AZPOP Q3 2025: Issue Tracker — Healthcare Rises, Immigration Falls, Water Holds Steady

AZPOP Q3 2025: Issue Tracker — Healthcare Rises, Immigration Falls, Water Holds Steady

Healthcare Now Second at 29%; Immigration Falls to 17% as Border Crossings Decline

PHOENIX (October 23rd, 2025) – The Q3 2025 AZPOP Issue Tracker from OH Predictive Insights documents a significant shift in Arizona voters' policy priorities: healthcare costs have risen to become voters' second most pressing concern at 29%, while immigration has fallen to 17% — a sharp decline from 28% a year ago — as the dramatic reduction in border crossings under the Trump administration removes it as an active crisis issue.

Arizona Top Issues Q3 2025

The economy and cost of living maintains its first-place position at 38%, a level it has held consistently since 2021. Within the economy category, respondents increasingly mention specific cost drivers: grocery prices (mentioned by 47% of economy-focused voters), housing and rent costs (41%), healthcare and insurance premiums (38%), and utility costs (22%). The tariff-driven inflation narrative is now well-established among Arizona voters across partisan groups.

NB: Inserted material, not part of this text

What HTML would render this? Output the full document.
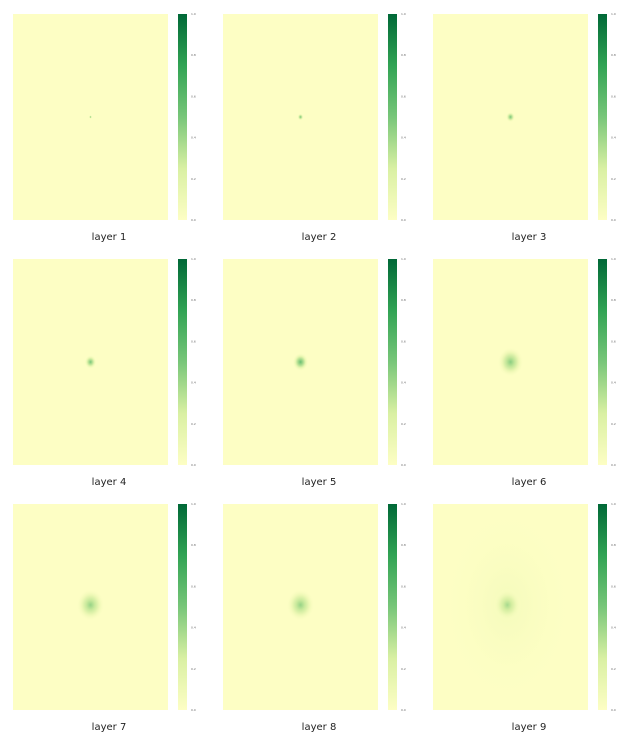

Healthcare's rise to second place is the most significant shift in the current survey cycle. The 29% figure represents an 11-point increase since Q3 2024, driven primarily by a combination of insurance premium increases, drug pricing concerns, and the rollback of Medicare negotiation provisions. Among voters aged 50–64 — a pivotal demographic in Arizona — healthcare ranks first at 41%, making it more politically salient than even the economy for this age cohort.

"Healthcare has become the dominant issue of the second half of the decade in Arizona," says OHPI Chief of Research Mike Noble. "It's the issue that's growing fastest in salience, and it hasn't yet peaked. Every month that prescription prices stay high and insurance premiums keep rising, this number gets bigger."

Issue Priority Trend 2023–2025

Immigration's decline from 28% to 17% represents a direct consequence of the Trump administration's border enforcement success. When a problem appears to be solved — even partially — voters' attention moves on to other pressing concerns. This issue priority shift has significant implications for 2026 candidates who had planned to run primarily on immigration; they now need a broader policy platform.

Water policy's stability at 22% — unchanged from Q1 — reflects its transition from an episodic crisis issue to a structural long-term concern. Unlike immigration (which has improved) or healthcare (which has worsened), water is a slow-moving crisis that voters have internalized as a persistent challenge requiring sustained attention.

Methodology: AZPOP Q3 Issue Tracker conducted October 18–20, 2025. n=600 Arizona Registered Voters. ±4.0% MOE.